Knowledge was shared in two layers:
- Akousmatikoi — the outer circle, who learned the teachings by rote
- Mathematikoi — the inner circle, who received the deep mathematical and mystical knowledge
This is precisely the Hermetic model of esoteric knowledge: an exoteric outer layer for everyone, an esoteric inner layer for the initiated.
🔢 All is Number
The Tetractys
The holiest symbol of the Pythagoreans was the Tetractys: a triangle of ten points, arranged in four rows (1-2-3-4).
The Tetractys contains in one image:
- The point (1) — unity, origin
- The line (2) — duality, movement
- The plane (3) — space, dimension
- The volume (4) — physical reality
From 1 to 10: from absolute unity to the complete manifestation of reality.
Harmony of the Spheres
Pythagoras discovered that musical harmony is mathematically describable — that the ratio between pitches follows exact mathematical relationships.

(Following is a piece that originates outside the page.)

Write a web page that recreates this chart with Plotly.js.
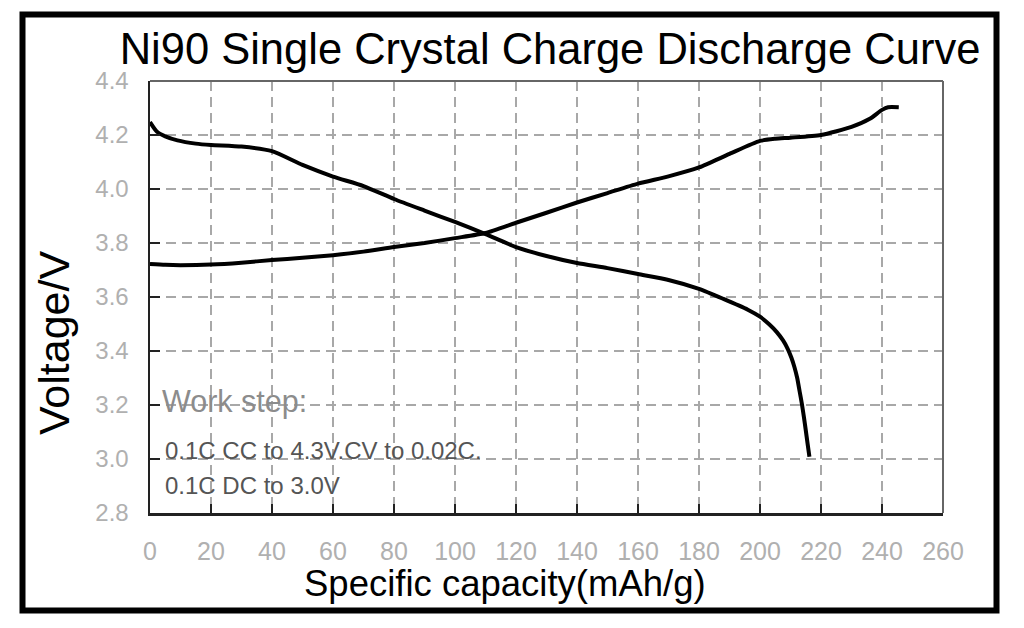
<!DOCTYPE html>
<html>
<head>
<meta charset="utf-8">
<script src="https://cdn.plot.ly/plotly-3.0.1.min.js"></script>
<style>html,body{margin:0;padding:0;background:#fff;}#chart{width:1024px;height:628px;}</style>
</head>
<body>
<div id="chart"></div>
<script>
// Charge curve (specific capacity mAh/g, voltage V)
var chargeCapacity = [0, 5, 10, 20, 30, 40, 50, 60, 70, 80, 90, 100, 110, 120, 130, 140, 150, 160, 170, 180, 190, 200, 205, 210, 220, 230, 236, 240, 242, 245.5];
var chargeVoltage  = [3.722, 3.719, 3.718, 3.72, 3.727, 3.737, 3.745, 3.755, 3.768, 3.785, 3.8, 3.818, 3.837, 3.875, 3.912, 3.95, 3.985, 4.02, 4.047, 4.08, 4.13, 4.178, 4.186, 4.19, 4.2, 4.23, 4.26, 4.293, 4.303, 4.303];

// Discharge curve
var dischargeCapacity = [0, 2.3, 5, 9, 15, 20, 30, 40, 50, 60, 70, 80, 90, 100, 110, 120, 130, 140, 150, 160, 170, 180, 188, 196, 200, 203, 205.5, 207.5, 209, 210.3, 211.3, 212.2, 213, 213.7, 214.4, 215, 215.6, 216.2];
var dischargeVoltage  = [4.248, 4.212, 4.195, 4.18, 4.168, 4.163, 4.157, 4.14, 4.089, 4.046, 4.011, 3.963, 3.92, 3.878, 3.833, 3.785, 3.752, 3.726, 3.707, 3.685, 3.663, 3.63, 3.593, 3.553, 3.527, 3.499, 3.47, 3.44, 3.41, 3.375, 3.34, 3.30, 3.25, 3.206, 3.155, 3.107, 3.057, 3.008];

var xTicks = [0, 20, 40, 60, 80, 100, 120, 140, 160, 180, 200, 220, 240, 260];
var yTicks = [2.8, 3.0, 3.2, 3.4, 3.6, 3.8, 4.0, 4.2, 4.4];

var titleText = 'Ni90 Single Crystal Charge Discharge Curve';
var xTitleText = 'Specific capacity(mAh/g)';
var yTitleText = 'Voltage/V';
var noteTitle = 'Work step:';
var noteLine1 = '0.1C CC to 4.3V.CV to 0.02C.';
var noteLine2 = '0.1C DC to 3.0V';

var FONT = 'Liberation Sans, Arial, sans-serif';

var traces = [
  {x: chargeCapacity, y: chargeVoltage, type: 'scatter', mode: 'lines', name: 'Charge',
   line: {color: '#000', width: 4, shape: 'spline', smoothing: 0.6}, hoverinfo: 'x+y'},
  {x: dischargeCapacity, y: dischargeVoltage, type: 'scatter', mode: 'lines', name: 'Discharge',
   line: {color: '#000', width: 4, shape: 'spline', smoothing: 0.6}, hoverinfo: 'x+y'}
];

var L = 150, R = 81, T = 81, B = 115;
var PW = 1024 - L - R, PH = 628 - T - B;
function px(X) { return (X - L) / PW; }
function py(Y) { return (628 - B - Y) / PH; }

var layout = {
  width: 1024, height: 628,
  margin: {l: L, r: R, t: T, b: B},
  paper_bgcolor: '#fff', plot_bgcolor: '#fff',
  showlegend: false,
  font: {family: FONT},
  title: {text: titleText, font: {family: FONT, size: 43.5, color: '#000'},
          xref: 'container', x: 550 / 1024, xanchor: 'center',
          yref: 'container', y: 1 - 49 / 628, yanchor: 'middle'},
  xaxis: {range: [0, 260], tickvals: xTicks, ticktext: xTicks.map(String),
          showgrid: true, gridcolor: '#a8a8a8', gridwidth: 2, griddash: '10px,6px',
          zeroline: false, showline: true, linecolor: '#222', linewidth: 2.5,
          ticks: 'inside', ticklen: 9, tickwidth: 2, tickcolor: '#222',
          ticklabelstandoff: 14,
          tickfont: {family: FONT, size: 25, color: '#b0b0b0'}},
  yaxis: {range: [2.8, 4.4], tickvals: yTicks, ticktext: yTicks.map(function(v){return v.toFixed(1);}),
          showgrid: true, gridcolor: '#a8a8a8', gridwidth: 2, griddash: '10px,6px',
          zeroline: false, showline: true, linecolor: '#222', linewidth: 2.5,
          ticks: 'inside', ticklen: 10, tickwidth: 2, tickcolor: '#222',
          ticklabelstandoff: 14,
          tickfont: {family: FONT, size: 24, color: '#b0b0b0'}},
  shapes: [
    {type: 'line', xref: 'paper', yref: 'paper', x0: 0, x1: 1, y0: 1, y1: 1, line: {color: '#666', width: 2}},
    {type: 'line', xref: 'paper', yref: 'paper', x0: 1, x1: 1, y0: 0, y1: 1, line: {color: '#666', width: 2}},
    {type: 'rect', xref: 'paper', yref: 'paper', x0: px(22.5), x1: px(996.5), y0: py(610.5), y1: py(14.5),
     line: {color: '#000', width: 6}, fillcolor: 'rgba(0,0,0,0)'}
  ],
  annotations: [
    {text: yTitleText, xref: 'paper', yref: 'paper', x: px(54), y: py(343), xanchor: 'center', yanchor: 'middle',
     textangle: -90, showarrow: false, font: {family: FONT, size: 43, color: '#000'}},
    {text: xTitleText, xref: 'paper', yref: 'paper', x: px(504.5), y: py(583), xanchor: 'center', yanchor: 'middle',
     showarrow: false, font: {family: FONT, size: 36.5, color: '#000'}},
    {text: noteTitle, xref: 'paper', yref: 'paper', x: px(160), y: py(401), xanchor: 'left', yanchor: 'middle',
     showarrow: false, font: {family: FONT, size: 30.5, color: '#8c8c8c'}},
    {text: noteLine1, xref: 'paper', yref: 'paper', x: px(163), y: py(450), xanchor: 'left', yanchor: 'middle',
     showarrow: false, font: {family: FONT, size: 24, color: '#555'}},
    {text: noteLine2, xref: 'paper', yref: 'paper', x: px(163), y: py(485), xanchor: 'left', yanchor: 'middle',
     showarrow: false, font: {family: FONT, size: 24, color: '#555'}}
  ]
};

Plotly.newPlot('chart', traces, layout, {displayModeBar: false, staticPlot: true});
</script>
</body>
</html>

He extrapolated this to the universe: the planets and stars move in mathematical ratios that correspond to musical harmony. The universe is a cosmic symphony — the "Harmony of the Spheres."
Hermetic parallel: Correspondence (mathematical ratios connect all levels) and Vibration (everything vibrates, everything has frequency).
📊 Pythagoras and Hermeticism
| Pythagorean concept | Meaning | Hermetic parallel | Principle |
|---|---|---|---|
| "All is Number" | Reality is mathematical | Correspondence — ratios connect everything | Correspondence |
| Tetractys | From unity to manifestation | From The All to the physical world | Mentalism |
| Harmony of the Spheres | Cosmic music | Vibration as universal principle | Vibration |
| Reincarnation | Soul travels through multiple lives | Hermetic immortality | — |
| Esoteric community | Inner/outer circle | Hermetic secrecy | — |
| Study journey Egypt/Babylonia | Bridge between traditions | The Alexandrian synthesis | — |
Pythagoras claimed that the universe is mathematical — and modern physics confirms this. If reality indeed has a mathematical structure, what does that say about the nature of consciousness? Is the universe "thinking"?
The Tetractys Visualization (10 minutes)
Draw the Tetractys on paper: one point, then two points, then three, then four.
Meditate on the structure:
- The one point — what is your core, your absolute essence?
- The two points — which polarity plays the greatest role in your life right now?
- The three points — which three forces or principles sustain your life?
- The four points — how does all of that manifest in your daily life?
The Tetractys as a mirror of your own structure.